The big bang rate hike of 50bps has hit the markets hard. Benchmark stock indices, the Nifty and Sensex are down by more than 1.5% while ten year benchmark bond yields have gone up by 10bps. The markets were expecting a 25bps hike with an indication of a pause in rate hikes and instead got a 50bps rate hike with no indication of a pause. The short term trend of the markets is down with both equities and bonds suffering from the jolt.
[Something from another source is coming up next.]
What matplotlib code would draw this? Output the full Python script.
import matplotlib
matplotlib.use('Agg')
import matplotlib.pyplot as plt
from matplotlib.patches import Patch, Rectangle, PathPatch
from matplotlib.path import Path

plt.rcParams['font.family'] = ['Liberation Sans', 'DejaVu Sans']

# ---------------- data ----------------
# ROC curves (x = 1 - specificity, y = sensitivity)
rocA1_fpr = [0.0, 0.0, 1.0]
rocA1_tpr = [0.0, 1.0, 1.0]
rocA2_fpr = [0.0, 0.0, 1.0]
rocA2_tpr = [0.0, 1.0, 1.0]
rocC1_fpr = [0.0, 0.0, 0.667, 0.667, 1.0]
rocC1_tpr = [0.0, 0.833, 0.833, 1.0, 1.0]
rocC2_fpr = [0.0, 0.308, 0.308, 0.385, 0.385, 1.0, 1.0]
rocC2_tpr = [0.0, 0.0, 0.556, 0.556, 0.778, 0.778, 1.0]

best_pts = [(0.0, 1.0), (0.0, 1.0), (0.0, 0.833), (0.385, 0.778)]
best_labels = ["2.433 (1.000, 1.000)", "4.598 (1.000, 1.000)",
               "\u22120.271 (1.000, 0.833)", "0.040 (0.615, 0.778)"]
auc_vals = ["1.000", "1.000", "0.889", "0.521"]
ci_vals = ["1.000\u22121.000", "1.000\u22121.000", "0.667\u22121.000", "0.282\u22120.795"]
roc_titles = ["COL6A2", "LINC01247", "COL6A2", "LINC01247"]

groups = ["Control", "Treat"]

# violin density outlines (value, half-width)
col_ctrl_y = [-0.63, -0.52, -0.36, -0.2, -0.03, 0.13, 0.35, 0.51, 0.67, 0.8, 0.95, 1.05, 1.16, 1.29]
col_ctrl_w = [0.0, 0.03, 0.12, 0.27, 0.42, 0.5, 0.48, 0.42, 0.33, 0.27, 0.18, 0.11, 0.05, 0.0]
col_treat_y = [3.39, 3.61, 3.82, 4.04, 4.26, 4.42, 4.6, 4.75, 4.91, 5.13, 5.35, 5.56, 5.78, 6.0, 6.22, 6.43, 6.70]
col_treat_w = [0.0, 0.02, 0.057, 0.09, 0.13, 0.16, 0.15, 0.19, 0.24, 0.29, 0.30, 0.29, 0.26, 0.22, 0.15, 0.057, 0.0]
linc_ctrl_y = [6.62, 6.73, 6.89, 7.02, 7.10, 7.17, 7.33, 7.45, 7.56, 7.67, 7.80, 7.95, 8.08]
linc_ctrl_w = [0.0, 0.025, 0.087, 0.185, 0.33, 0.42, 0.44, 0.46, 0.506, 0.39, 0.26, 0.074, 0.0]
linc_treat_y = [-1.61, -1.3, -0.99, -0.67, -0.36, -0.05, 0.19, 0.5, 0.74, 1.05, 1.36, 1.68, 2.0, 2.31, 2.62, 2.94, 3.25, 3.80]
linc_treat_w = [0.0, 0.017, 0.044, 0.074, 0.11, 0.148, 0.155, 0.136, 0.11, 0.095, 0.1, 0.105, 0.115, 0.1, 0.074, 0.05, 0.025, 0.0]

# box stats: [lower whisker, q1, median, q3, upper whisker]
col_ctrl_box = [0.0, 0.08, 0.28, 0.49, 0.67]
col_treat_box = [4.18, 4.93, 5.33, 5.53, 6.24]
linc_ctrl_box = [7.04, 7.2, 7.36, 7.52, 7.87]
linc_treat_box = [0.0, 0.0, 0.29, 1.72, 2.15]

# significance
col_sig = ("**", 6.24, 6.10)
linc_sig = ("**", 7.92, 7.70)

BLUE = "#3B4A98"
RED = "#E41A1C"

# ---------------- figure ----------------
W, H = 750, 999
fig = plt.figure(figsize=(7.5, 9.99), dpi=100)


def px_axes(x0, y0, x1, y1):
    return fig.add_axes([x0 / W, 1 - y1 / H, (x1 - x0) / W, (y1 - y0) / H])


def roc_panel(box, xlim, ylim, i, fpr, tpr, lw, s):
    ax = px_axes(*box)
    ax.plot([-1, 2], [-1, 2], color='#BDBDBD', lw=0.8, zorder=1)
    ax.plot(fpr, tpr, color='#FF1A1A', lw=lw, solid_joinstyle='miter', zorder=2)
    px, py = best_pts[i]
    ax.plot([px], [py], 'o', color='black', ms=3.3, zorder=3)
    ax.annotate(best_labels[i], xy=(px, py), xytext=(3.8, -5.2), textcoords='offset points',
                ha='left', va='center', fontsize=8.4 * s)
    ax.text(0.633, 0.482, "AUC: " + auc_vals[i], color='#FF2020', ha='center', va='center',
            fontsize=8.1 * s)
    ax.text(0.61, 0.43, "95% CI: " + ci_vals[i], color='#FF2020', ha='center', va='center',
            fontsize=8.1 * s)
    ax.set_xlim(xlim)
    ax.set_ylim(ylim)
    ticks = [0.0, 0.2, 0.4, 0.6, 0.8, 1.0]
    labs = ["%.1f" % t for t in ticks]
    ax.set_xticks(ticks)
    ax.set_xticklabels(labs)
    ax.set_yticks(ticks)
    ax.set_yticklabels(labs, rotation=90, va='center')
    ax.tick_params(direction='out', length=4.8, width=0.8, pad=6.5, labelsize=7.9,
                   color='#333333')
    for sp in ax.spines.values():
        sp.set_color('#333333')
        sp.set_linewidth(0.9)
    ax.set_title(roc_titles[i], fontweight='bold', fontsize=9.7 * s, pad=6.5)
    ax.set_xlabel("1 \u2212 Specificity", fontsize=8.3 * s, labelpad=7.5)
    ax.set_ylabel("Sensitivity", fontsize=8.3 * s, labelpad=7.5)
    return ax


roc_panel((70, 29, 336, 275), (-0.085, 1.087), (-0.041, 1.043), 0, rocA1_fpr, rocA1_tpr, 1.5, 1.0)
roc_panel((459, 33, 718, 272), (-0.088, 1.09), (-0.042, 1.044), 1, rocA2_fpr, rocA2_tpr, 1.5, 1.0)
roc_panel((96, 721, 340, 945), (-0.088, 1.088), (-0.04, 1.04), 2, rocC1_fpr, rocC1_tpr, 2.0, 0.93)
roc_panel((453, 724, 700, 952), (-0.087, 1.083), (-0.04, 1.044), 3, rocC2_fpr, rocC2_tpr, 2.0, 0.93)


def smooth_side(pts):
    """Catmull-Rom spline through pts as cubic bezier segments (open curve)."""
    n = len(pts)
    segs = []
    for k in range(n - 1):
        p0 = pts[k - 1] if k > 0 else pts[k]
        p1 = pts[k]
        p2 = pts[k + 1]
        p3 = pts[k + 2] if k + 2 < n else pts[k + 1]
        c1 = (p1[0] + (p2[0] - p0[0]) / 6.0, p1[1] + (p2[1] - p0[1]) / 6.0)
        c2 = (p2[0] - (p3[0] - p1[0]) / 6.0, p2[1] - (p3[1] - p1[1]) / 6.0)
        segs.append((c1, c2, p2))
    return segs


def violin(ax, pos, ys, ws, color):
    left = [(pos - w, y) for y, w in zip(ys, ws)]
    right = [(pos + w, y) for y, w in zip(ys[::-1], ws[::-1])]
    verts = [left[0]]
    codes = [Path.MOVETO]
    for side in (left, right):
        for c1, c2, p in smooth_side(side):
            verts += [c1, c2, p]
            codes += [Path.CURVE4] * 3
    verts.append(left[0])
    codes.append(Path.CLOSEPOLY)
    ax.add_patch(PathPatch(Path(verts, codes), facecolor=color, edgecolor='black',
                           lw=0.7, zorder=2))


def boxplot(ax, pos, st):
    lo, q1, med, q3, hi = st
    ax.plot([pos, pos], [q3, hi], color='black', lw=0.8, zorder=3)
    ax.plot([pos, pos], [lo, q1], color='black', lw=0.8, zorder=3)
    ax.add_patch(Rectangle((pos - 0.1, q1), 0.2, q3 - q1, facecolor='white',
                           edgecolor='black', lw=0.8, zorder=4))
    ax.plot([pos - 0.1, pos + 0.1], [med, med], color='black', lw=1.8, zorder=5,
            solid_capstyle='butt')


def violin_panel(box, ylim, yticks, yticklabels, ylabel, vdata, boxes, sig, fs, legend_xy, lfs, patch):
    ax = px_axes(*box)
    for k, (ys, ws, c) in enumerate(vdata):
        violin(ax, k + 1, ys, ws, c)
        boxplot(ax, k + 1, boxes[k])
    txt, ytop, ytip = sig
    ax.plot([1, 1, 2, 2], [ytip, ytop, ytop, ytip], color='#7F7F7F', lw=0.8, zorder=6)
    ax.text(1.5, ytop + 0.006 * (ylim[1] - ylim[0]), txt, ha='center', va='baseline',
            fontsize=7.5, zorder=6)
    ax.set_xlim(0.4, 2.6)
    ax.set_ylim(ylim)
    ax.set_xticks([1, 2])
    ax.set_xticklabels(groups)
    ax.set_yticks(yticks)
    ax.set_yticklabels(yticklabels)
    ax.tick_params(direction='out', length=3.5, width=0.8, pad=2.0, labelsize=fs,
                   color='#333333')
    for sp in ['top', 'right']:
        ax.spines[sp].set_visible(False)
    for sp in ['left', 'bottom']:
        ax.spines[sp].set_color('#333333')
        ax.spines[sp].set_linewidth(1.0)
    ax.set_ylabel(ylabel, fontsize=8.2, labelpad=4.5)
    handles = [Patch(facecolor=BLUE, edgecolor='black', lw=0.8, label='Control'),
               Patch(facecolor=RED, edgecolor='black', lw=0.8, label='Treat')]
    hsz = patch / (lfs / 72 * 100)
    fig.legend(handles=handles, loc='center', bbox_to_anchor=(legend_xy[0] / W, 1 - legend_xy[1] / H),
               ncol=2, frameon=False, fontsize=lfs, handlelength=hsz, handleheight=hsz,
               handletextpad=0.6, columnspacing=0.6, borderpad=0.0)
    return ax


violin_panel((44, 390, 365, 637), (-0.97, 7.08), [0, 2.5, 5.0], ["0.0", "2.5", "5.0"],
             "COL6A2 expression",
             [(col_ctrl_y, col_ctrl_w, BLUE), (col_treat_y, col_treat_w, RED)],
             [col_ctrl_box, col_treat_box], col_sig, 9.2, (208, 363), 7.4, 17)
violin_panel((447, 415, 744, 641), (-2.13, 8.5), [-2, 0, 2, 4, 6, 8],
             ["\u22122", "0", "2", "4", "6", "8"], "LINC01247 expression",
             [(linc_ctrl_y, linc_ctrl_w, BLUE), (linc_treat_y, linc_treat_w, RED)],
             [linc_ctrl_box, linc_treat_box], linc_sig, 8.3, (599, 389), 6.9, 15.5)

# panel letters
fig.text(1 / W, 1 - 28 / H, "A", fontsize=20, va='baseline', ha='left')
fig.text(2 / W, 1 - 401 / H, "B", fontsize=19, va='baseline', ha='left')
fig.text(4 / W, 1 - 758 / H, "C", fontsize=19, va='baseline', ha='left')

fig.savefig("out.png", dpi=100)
In the medium term the markets will have to assess the course of inflation, the course of the economy and potential moves by the RBI. The RBI’s chart of inflation is that inflation will remain at 9% plus levels till end of calendar year 2011 and then trend down towards 7%. The markets will have to question this assumption as the RBI forecasts on inflation have been wrong for over the full of last year. If the RBI can get inflation wrong on the way up it can get in wrong on the way down.
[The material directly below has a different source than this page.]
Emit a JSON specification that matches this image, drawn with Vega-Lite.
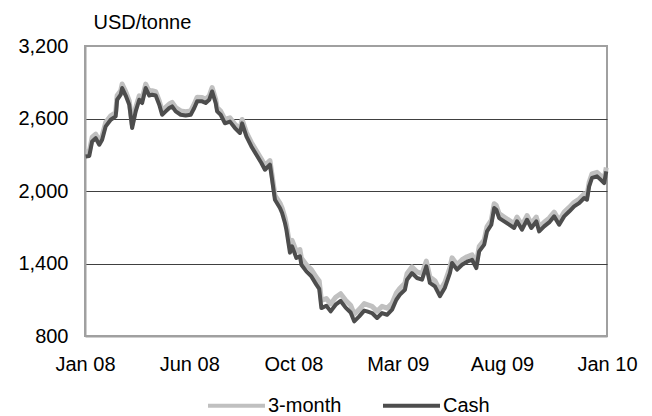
{
  "$schema": "https://vega.github.io/schema/vega-lite/v6.json",
  "width": 522,
  "height": 290,
  "autosize": {"type": "none"},
  "padding": {"left": 85, "top": 46, "right": 45, "bottom": 80},
  "background": "white",
  "config": {
    "font": "Liberation Sans",
    "view": {"stroke": "#a0a0a0", "strokeWidth": 2},
    "axis": {"labelFont": "Liberation Sans", "titleFont": "Liberation Sans", "labelColor": "#000000", "titleColor": "#000000"},
    "legend": {"labelFont": "Liberation Sans"}
  },
  "data": {
    "values": [
      {"date":"2008-01-02","cash":2285,"m3":2325},
      {"date":"2008-01-07","cash":2290,"m3":2325},
      {"date":"2008-01-11","cash":2410,"m3":2445},
      {"date":"2008-01-16","cash":2437,"m3":2470},
      {"date":"2008-01-21","cash":2383,"m3":2415},
      {"date":"2008-01-25","cash":2425,"m3":2458},
      {"date":"2008-01-30","cash":2535,"m3":2568},
      {"date":"2008-02-06","cash":2590,"m3":2622},
      {"date":"2008-02-13","cash":2617,"m3":2650},
      {"date":"2008-02-15","cash":2755,"m3":2790},
      {"date":"2008-02-20","cash":2797,"m3":2830},
      {"date":"2008-02-22","cash":2852,"m3":2885},
      {"date":"2008-02-27","cash":2790,"m3":2822},
      {"date":"2008-03-03","cash":2714,"m3":2745},
      {"date":"2008-03-07","cash":2521,"m3":2550},
      {"date":"2008-03-12","cash":2659,"m3":2692},
      {"date":"2008-03-17","cash":2755,"m3":2788},
      {"date":"2008-03-21","cash":2728,"m3":2760},
      {"date":"2008-03-26","cash":2852,"m3":2885},
      {"date":"2008-03-31","cash":2790,"m3":2822},
      {"date":"2008-04-04","cash":2797,"m3":2830},
      {"date":"2008-04-09","cash":2790,"m3":2822},
      {"date":"2008-04-14","cash":2714,"m3":2746},
      {"date":"2008-04-18","cash":2631,"m3":2663},
      {"date":"2008-04-23","cash":2659,"m3":2692},
      {"date":"2008-04-28","cash":2687,"m3":2720},
      {"date":"2008-05-02","cash":2700,"m3":2733},
      {"date":"2008-05-07","cash":2659,"m3":2691},
      {"date":"2008-05-14","cash":2631,"m3":2663},
      {"date":"2008-05-21","cash":2625,"m3":2657},
      {"date":"2008-05-28","cash":2631,"m3":2663},
      {"date":"2008-06-02","cash":2687,"m3":2720},
      {"date":"2008-06-06","cash":2742,"m3":2775},
      {"date":"2008-06-13","cash":2742,"m3":2774},
      {"date":"2008-06-18","cash":2728,"m3":2760},
      {"date":"2008-06-23","cash":2755,"m3":2787},
      {"date":"2008-06-27","cash":2824,"m3":2856},
      {"date":"2008-07-02","cash":2728,"m3":2760},
      {"date":"2008-07-04","cash":2659,"m3":2690},
      {"date":"2008-07-09","cash":2631,"m3":2662},
      {"date":"2008-07-15","cash":2560,"m3":2592},
      {"date":"2008-07-22","cash":2574,"m3":2606},
      {"date":"2008-07-29","cash":2521,"m3":2553},
      {"date":"2008-08-05","cash":2480,"m3":2512},
      {"date":"2008-08-08","cash":2560,"m3":2592},
      {"date":"2008-08-14","cash":2452,"m3":2485},
      {"date":"2008-08-21","cash":2369,"m3":2402},
      {"date":"2008-08-28","cash":2300,"m3":2333},
      {"date":"2008-09-04","cash":2232,"m3":2265},
      {"date":"2008-09-09","cash":2176,"m3":2210},
      {"date":"2008-09-16","cash":2218,"m3":2252},
      {"date":"2008-09-19","cash":2094,"m3":2130},
      {"date":"2008-09-23","cash":1928,"m3":1965},
      {"date":"2008-09-30","cash":1860,"m3":1900},
      {"date":"2008-10-03","cash":1818,"m3":1860},
      {"date":"2008-10-07","cash":1735,"m3":1780},
      {"date":"2008-10-09","cash":1680,"m3":1725},
      {"date":"2008-10-14","cash":1490,"m3":1540},
      {"date":"2008-10-17","cash":1542,"m3":1592},
      {"date":"2008-10-23","cash":1446,"m3":1500},
      {"date":"2008-10-28","cash":1460,"m3":1515},
      {"date":"2008-10-30","cash":1390,"m3":1445},
      {"date":"2008-11-06","cash":1335,"m3":1390},
      {"date":"2008-11-13","cash":1293,"m3":1350},
      {"date":"2008-11-20","cash":1225,"m3":1285},
      {"date":"2008-11-24","cash":1190,"m3":1255},
      {"date":"2008-11-27","cash":1031,"m3":1095},
      {"date":"2008-12-04","cash":1050,"m3":1110},
      {"date":"2008-12-10","cash":1004,"m3":1065},
      {"date":"2008-12-17","cash":1059,"m3":1120},
      {"date":"2008-12-24","cash":1090,"m3":1150},
      {"date":"2008-12-31","cash":1035,"m3":1095},
      {"date":"2009-01-07","cash":995,"m3":1055},
      {"date":"2009-01-12","cash":921,"m3":980},
      {"date":"2009-01-19","cash":962,"m3":1020},
      {"date":"2009-01-26","cash":1010,"m3":1068},
      {"date":"2009-01-30","cash":1004,"m3":1060},
      {"date":"2009-02-06","cash":990,"m3":1045},
      {"date":"2009-02-13","cash":949,"m3":1005},
      {"date":"2009-02-20","cash":990,"m3":1045},
      {"date":"2009-02-27","cash":976,"m3":1030},
      {"date":"2009-03-06","cash":1018,"m3":1072},
      {"date":"2009-03-12","cash":1100,"m3":1155},
      {"date":"2009-03-17","cash":1142,"m3":1195},
      {"date":"2009-03-24","cash":1183,"m3":1236},
      {"date":"2009-03-27","cash":1266,"m3":1318},
      {"date":"2009-04-03","cash":1321,"m3":1372},
      {"date":"2009-04-10","cash":1280,"m3":1330},
      {"date":"2009-04-17","cash":1266,"m3":1316},
      {"date":"2009-04-23","cash":1376,"m3":1420},
      {"date":"2009-04-28","cash":1239,"m3":1288},
      {"date":"2009-05-05","cash":1211,"m3":1258},
      {"date":"2009-05-12","cash":1130,"m3":1175},
      {"date":"2009-05-19","cash":1200,"m3":1245},
      {"date":"2009-05-26","cash":1321,"m3":1365},
      {"date":"2009-05-29","cash":1404,"m3":1447},
      {"date":"2009-06-05","cash":1349,"m3":1390},
      {"date":"2009-06-12","cash":1390,"m3":1432},
      {"date":"2009-06-19","cash":1415,"m3":1456},
      {"date":"2009-06-26","cash":1431,"m3":1472},
      {"date":"2009-07-02","cash":1362,"m3":1402},
      {"date":"2009-07-06","cash":1500,"m3":1540},
      {"date":"2009-07-13","cash":1556,"m3":1595},
      {"date":"2009-07-17","cash":1666,"m3":1705},
      {"date":"2009-07-23","cash":1721,"m3":1758},
      {"date":"2009-07-27","cash":1859,"m3":1895},
      {"date":"2009-07-30","cash":1845,"m3":1880},
      {"date":"2009-08-03","cash":1776,"m3":1812},
      {"date":"2009-08-10","cash":1749,"m3":1785},
      {"date":"2009-08-17","cash":1721,"m3":1757},
      {"date":"2009-08-24","cash":1694,"m3":1730},
      {"date":"2009-08-28","cash":1749,"m3":1785},
      {"date":"2009-09-04","cash":1680,"m3":1716},
      {"date":"2009-09-11","cash":1762,"m3":1797},
      {"date":"2009-09-17","cash":1694,"m3":1730},
      {"date":"2009-09-24","cash":1749,"m3":1784},
      {"date":"2009-09-28","cash":1666,"m3":1702},
      {"date":"2009-10-05","cash":1707,"m3":1742},
      {"date":"2009-10-12","cash":1740,"m3":1775},
      {"date":"2009-10-19","cash":1790,"m3":1825},
      {"date":"2009-10-26","cash":1721,"m3":1756},
      {"date":"2009-11-02","cash":1790,"m3":1825},
      {"date":"2009-11-09","cash":1830,"m3":1864},
      {"date":"2009-11-16","cash":1873,"m3":1907},
      {"date":"2009-11-23","cash":1900,"m3":1934},
      {"date":"2009-11-30","cash":1942,"m3":1976},
      {"date":"2009-12-04","cash":1928,"m3":1962},
      {"date":"2009-12-07","cash":2038,"m3":2072},
      {"date":"2009-12-11","cash":2108,"m3":2142},
      {"date":"2009-12-18","cash":2121,"m3":2155},
      {"date":"2009-12-23","cash":2094,"m3":2128},
      {"date":"2009-12-28","cash":2066,"m3":2100},
      {"date":"2009-12-31","cash":2162,"m3":2195}
    ]
  },
  "encoding": {
    "x": {
      "field": "date",
      "type": "temporal",
      "scale": {"domain": [{"year": 2008, "month": 1, "date": 1}, {"year": 2010, "month": 1, "date": 1}]},
      "axis": {
        "title": null,
        "values": [
          {"year": 2008, "month": 1, "date": 1},
          {"year": 2008, "month": 5, "date": 26},
          {"year": 2008, "month": 10, "date": 19},
          {"year": 2009, "month": 3, "date": 14},
          {"year": 2009, "month": 8, "date": 7},
          {"year": 2010, "month": 1, "date": 1}
        ],
        "labelExpr": "['Jan 08','Jun 08','Oct 08','Mar 09','Aug 09','Jan 10'][round(datum.index*5)]",
        "labelFontSize": 20,
        "labelPadding": 18,
        "labelFlush": false,
        "labelOverlap": false,
        "ticks": false,
        "grid": false,
        "domainColor": "#a0a0a0",
        "domainWidth": 2
      }
    }
  },
  "layer": [
    {
      "mark": {"type": "line", "strokeWidth": 5, "strokeJoin": "round"},
      "encoding": {
        "y": {
          "field": "m3",
          "type": "quantitative",
          "scale": {"domain": [800, 3200], "nice": false, "zero": false},
          "axis": {
            "title": "USD/tonne",
            "titleAngle": 0,
            "titleAlign": "left",
            "titleBaseline": "alphabetic",
            "titleX": 8,
            "titleY": -18,
            "titleFontSize": 20,
            "titleFontWeight": "normal",
            "values": [800, 1400, 2000, 2600, 3200],
            "format": ",.0f",
            "labelFontSize": 20,
            "labelPadding": 17,
            "ticks": false,
            "domainColor": "#a0a0a0",
            "domainWidth": 2,
            "grid": true,
            "gridColor": {"condition": {"test": "datum.value == 800 || datum.value == 3200", "value": "transparent"}, "value": "#404040"},
            "gridWidth": 1
          }
        },
        "color": {
          "datum": "3-month",
          "type": "nominal",
          "scale": {"domain": ["3-month", "Cash"], "range": ["#c0c0c0", "#4d4d4d"]},
          "legend": {
            "title": null,
            "orient": "none",
            "direction": "horizontal",
            "legendX": 121,
            "legendY": 329,
            "symbolType": "stroke",
            "symbolSize": 3249,
            "symbolStrokeWidth": 4,
            "labelFontSize": 20,
            "labelColor": "#000000",
            "labelOffset": 1,
            "columnPadding": 33
          }
        }
      }
    },
    {
      "mark": {"type": "line", "strokeWidth": 4, "strokeJoin": "round"},
      "encoding": {
        "y": {"field": "cash", "type": "quantitative"},
        "color": {"datum": "Cash", "type": "nominal"}
      }
    }
  ]
}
The course of inflation will be charted by economic growth variables. RBI has forecast GDP growth at 8% levels despite rate hikes and rising inflation. The RBI itself has pointed out that investment demand is slowing down and it could be a worry down the line. The rate hike of 50bps will push banks to raise lending rates and this will work towards bringing down investment demand, which is already trending down. A slew of weakening trends in the IIP (Index of Industrial Production) which is trending at 5.7% growth levels in the first two months of this fiscal against 7.8% growth seen for the full year of 2010-11 will bring down growth expectations sharply. A global slowdown on worries of US unemployment, China inflation and growth fears and Eurozone debt will further bring down growth expectations.
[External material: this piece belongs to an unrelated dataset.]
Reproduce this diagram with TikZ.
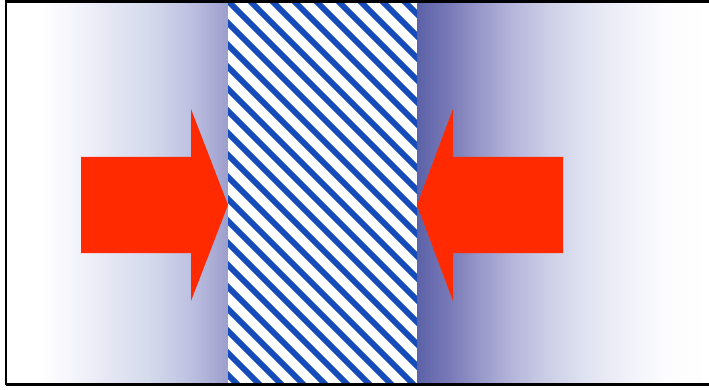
\documentclass[tikz,border=0pt]{standalone}
\begin{document}
\begin{tikzpicture}[x=1pt,y=-1pt,
  arrowfill/.style={fill=arrred,draw=none},
  stripe/.style={draw=stripeblue,line width=5.8pt},
  frame/.style={draw=black,line width=2.6pt}]
\definecolor{arrred}{RGB}{255,42,0}
\definecolor{stripeblue}{RGB}{22,76,186}
\definecolor{g0}{RGB}{255,255,255}
\definecolor{g1}{RGB}{246,246,252}
\definecolor{g2}{RGB}{228,230,243}
\definecolor{g3}{RGB}{212,218,236}
\definecolor{g4}{RGB}{190,192,225}
\definecolor{g5}{RGB}{156,158,204}
\definecolor{h0}{RGB}{92,98,168}
\definecolor{h1}{RGB}{122,122,184}
\definecolor{h2}{RGB}{152,152,202}
\definecolor{h3}{RGB}{180,180,218}
\definecolor{h4}{RGB}{203,205,230}
\definecolor{h5}{RGB}{224,227,241}
\definecolor{h6}{RGB}{240,241,248}
\definecolor{h7}{RGB}{252,252,254}
\useasboundingbox (0,0) rectangle (709,390);
\fill[white] (0,0) rectangle (709,390);
% left gradient
\fill[g0] (6,1) rectangle (40,385);
\shade[left color=g0,right color=g1] (39.5,1) rectangle (70.5,385);
\shade[left color=g1,right color=g2] (70,1) rectangle (110.5,385);
\shade[left color=g2,right color=g3] (110,1) rectangle (150.5,385);
\shade[left color=g3,right color=g4] (150,1) rectangle (190.5,385);
\shade[left color=g4,right color=g5] (190,1) rectangle (228.5,385);
% right gradient
\shade[left color=h0,right color=h1] (417,1) rectangle (450.5,385);
\shade[left color=h1,right color=h2] (450,1) rectangle (480.5,385);
\shade[left color=h2,right color=h3] (480,1) rectangle (510.5,385);
\shade[left color=h3,right color=h4] (510,1) rectangle (545.5,385);
\shade[left color=h4,right color=h5] (545,1) rectangle (585.5,385);
\shade[left color=h5,right color=h6] (585,1) rectangle (625.5,385);
\shade[left color=h6,right color=h7] (625,1) rectangle (665.5,385);
\shade[left color=h7,right color=g0] (665,1) rectangle (709,385);
% hatched band
\node[fill=white,draw=none,inner sep=0,minimum width=189pt,minimum height=384pt,anchor=north west] (band) at (228,1) {};
\begin{scope}
\clip (228,1) rectangle (417,385);
\foreach \k in {-20,...,9} {
  \draw[stripe] ({249+22*\k},0) -- ({249+22*\k+420},420);
}
\end{scope}
% arrows
\fill[arrowfill] (81,157) -- (191,157) -- (191,109) -- (228,205) -- (191,301) -- (191,253) -- (81,253) -- cycle;
\fill[arrowfill] (563,157) -- (453,157) -- (453,109) -- (417,205) -- (453,301) -- (453,253) -- (563,253) -- cycle;
% frame
\draw[frame] (6,385) -- (6,1.3) -- (709,1.3);
\draw[frame] (6,384.5) -- (709,384.5);
\end{tikzpicture}
\end{document}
The RBI has raised rates cumulatively by 125bps in the last three months. In this policy review it has mentioned that inflation remains a pre dominant concern but there are recognizable threats to growth as well. The RBI’s next review is in September when the monsoon would have done its course and there will be more data points on the trend of economic growth. It is unlikely that RBI will raise rates further unless there is a real threat to inflation in the form of commodity prices.
The RBI is being unrealistic in projecting steady economic growth and rising inflation expectations amidst a period of monetary tightening. Growth or inflation or both growth and inflation will have to come off.
Growth and inflation will come off as RBI maintains a tight policy regime despite signs of demand coming off. Inflation coming off is good for bonds but growth coming off will pressurize equity markets. However, if there are expectations that the next fiscal will see monetary policy loosening, equity markets will look up.